*EXERCISE REQUIREMENTS*:
Copy all lines that contain the word "this".

*STORED RECORDS*:

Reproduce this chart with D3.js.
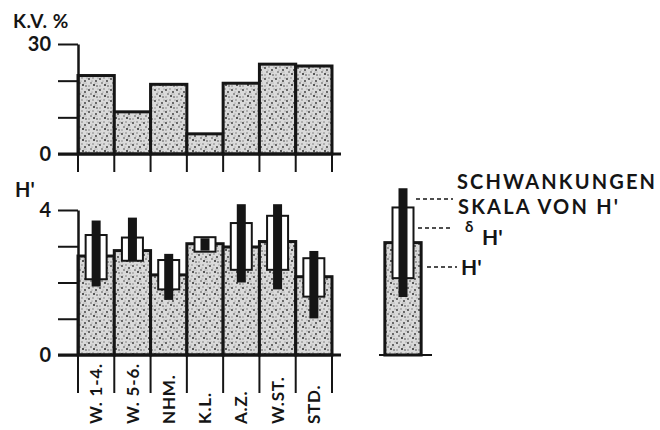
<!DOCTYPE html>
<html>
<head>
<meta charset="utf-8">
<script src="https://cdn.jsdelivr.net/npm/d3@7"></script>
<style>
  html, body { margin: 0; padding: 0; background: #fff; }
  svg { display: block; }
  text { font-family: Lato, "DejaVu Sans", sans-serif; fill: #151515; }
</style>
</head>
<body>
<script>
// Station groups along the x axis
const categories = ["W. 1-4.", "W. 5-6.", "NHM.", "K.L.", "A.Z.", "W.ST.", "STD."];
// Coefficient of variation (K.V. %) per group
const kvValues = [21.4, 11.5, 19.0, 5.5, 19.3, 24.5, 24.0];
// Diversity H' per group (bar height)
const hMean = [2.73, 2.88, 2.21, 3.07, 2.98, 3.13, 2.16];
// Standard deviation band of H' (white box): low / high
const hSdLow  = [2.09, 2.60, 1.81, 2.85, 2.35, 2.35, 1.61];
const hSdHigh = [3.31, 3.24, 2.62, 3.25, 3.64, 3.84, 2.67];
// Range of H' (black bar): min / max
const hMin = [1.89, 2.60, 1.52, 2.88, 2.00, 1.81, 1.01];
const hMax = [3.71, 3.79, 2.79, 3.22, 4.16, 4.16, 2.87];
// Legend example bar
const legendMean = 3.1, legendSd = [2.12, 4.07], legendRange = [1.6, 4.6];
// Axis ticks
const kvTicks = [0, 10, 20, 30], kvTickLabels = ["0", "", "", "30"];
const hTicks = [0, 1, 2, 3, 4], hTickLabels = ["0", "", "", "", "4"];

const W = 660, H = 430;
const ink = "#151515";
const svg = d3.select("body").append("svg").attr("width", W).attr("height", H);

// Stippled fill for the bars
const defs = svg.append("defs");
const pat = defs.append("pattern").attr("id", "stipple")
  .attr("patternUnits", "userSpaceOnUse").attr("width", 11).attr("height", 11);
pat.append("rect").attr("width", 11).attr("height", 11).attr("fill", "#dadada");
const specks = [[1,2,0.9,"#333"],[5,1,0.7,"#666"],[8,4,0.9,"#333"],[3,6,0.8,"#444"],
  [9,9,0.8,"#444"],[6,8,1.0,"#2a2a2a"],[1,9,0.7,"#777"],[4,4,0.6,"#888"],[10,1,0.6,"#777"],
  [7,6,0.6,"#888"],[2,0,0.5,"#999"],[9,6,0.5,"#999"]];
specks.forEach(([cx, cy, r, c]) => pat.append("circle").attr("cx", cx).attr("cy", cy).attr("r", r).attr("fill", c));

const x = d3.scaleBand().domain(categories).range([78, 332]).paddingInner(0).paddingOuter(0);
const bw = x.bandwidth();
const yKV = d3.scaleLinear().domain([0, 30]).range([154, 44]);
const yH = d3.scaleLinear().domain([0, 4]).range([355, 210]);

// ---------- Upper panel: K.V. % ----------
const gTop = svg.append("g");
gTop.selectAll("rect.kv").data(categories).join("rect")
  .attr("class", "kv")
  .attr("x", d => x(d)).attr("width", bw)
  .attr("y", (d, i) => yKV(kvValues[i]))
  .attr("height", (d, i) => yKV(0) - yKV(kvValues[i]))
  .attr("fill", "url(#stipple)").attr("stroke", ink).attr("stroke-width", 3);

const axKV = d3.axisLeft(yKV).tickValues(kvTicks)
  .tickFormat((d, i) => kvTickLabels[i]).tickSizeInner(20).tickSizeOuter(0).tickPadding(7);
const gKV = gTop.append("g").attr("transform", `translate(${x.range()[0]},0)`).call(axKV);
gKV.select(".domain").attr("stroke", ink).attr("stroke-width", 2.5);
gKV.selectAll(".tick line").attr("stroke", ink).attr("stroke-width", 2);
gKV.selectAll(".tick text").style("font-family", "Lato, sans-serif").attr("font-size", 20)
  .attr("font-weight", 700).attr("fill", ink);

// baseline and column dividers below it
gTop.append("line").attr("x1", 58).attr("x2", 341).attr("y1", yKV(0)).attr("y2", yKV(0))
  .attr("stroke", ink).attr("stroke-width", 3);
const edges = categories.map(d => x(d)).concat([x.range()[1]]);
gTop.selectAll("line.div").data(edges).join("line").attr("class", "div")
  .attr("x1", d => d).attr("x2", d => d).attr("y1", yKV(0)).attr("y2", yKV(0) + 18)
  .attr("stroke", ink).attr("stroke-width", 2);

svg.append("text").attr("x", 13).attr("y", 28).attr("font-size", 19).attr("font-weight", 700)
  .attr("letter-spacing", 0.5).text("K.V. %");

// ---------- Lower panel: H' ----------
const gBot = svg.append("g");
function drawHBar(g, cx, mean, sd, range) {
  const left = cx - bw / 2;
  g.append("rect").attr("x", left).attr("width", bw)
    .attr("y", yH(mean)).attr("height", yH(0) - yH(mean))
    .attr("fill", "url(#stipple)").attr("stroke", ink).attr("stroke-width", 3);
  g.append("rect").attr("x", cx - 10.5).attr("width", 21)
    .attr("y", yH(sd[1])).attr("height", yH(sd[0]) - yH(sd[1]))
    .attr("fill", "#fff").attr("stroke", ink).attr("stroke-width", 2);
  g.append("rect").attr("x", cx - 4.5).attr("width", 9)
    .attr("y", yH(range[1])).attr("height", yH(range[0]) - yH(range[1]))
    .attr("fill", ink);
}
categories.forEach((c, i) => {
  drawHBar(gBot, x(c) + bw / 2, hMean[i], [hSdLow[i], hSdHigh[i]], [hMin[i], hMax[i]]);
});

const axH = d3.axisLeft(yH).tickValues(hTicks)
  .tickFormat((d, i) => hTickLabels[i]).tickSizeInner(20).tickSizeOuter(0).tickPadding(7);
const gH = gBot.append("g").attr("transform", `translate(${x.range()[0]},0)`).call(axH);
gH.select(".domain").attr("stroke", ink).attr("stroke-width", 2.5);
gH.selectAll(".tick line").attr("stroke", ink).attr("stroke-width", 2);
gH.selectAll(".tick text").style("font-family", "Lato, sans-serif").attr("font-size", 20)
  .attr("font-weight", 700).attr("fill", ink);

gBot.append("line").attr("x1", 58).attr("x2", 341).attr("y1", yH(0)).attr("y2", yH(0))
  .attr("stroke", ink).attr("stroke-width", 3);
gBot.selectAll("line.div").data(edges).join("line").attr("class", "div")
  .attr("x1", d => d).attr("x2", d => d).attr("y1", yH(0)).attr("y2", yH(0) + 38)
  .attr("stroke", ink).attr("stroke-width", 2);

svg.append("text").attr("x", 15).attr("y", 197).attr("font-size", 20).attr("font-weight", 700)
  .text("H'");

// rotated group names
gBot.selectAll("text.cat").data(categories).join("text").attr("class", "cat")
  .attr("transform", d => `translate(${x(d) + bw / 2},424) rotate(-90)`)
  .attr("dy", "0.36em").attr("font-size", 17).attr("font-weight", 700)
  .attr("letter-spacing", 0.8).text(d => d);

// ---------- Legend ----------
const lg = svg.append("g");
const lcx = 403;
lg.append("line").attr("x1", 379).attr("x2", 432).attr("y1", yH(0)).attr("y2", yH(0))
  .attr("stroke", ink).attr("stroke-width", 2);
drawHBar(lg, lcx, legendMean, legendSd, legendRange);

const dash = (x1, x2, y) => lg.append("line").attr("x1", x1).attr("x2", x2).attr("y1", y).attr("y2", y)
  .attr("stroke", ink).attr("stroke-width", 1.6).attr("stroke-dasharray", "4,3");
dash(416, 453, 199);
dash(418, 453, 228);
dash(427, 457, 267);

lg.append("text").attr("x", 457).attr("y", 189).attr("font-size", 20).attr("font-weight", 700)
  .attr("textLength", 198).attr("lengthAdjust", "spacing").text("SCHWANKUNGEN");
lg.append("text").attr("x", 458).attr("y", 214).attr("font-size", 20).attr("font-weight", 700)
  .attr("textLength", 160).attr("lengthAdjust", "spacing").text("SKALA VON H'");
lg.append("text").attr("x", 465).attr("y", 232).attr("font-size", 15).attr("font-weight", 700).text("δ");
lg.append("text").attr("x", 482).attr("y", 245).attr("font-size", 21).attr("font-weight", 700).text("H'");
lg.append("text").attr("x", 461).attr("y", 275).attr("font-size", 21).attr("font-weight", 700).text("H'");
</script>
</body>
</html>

==

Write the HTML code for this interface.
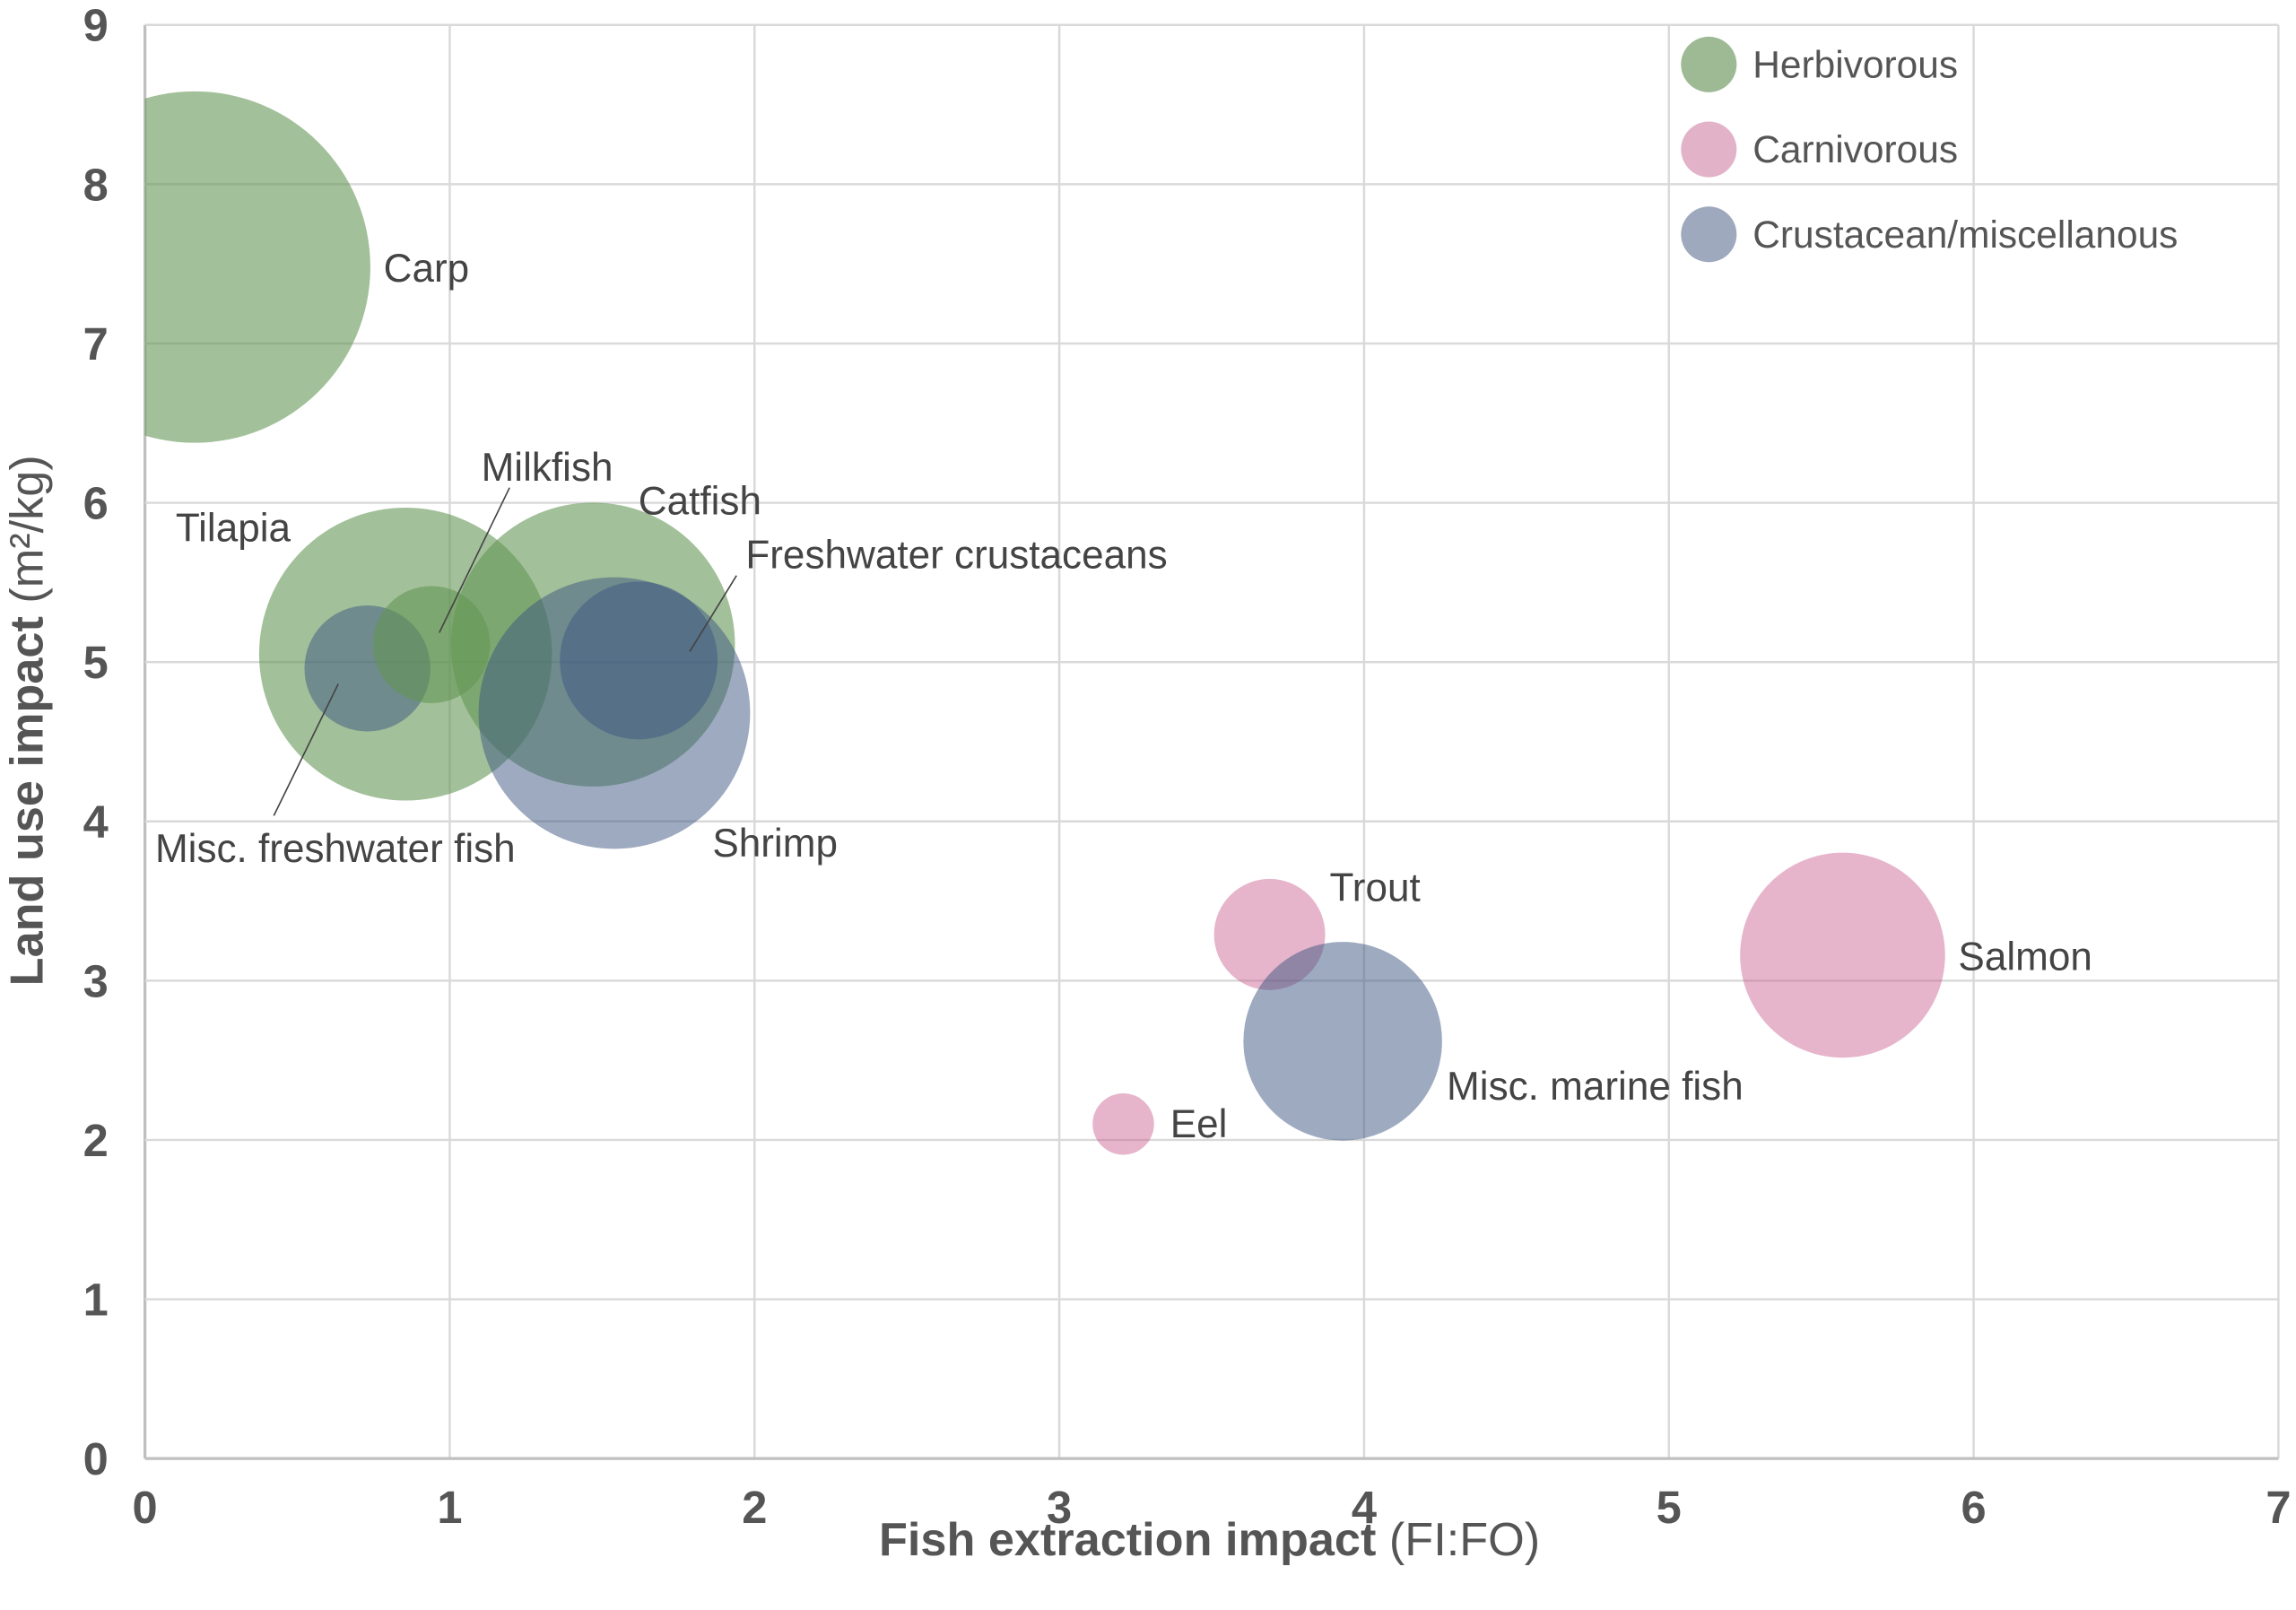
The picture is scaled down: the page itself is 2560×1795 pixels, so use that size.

*WORKED SOLUTION*:
Reproduce this chart with D3.js.
Write the HTML code for this interface.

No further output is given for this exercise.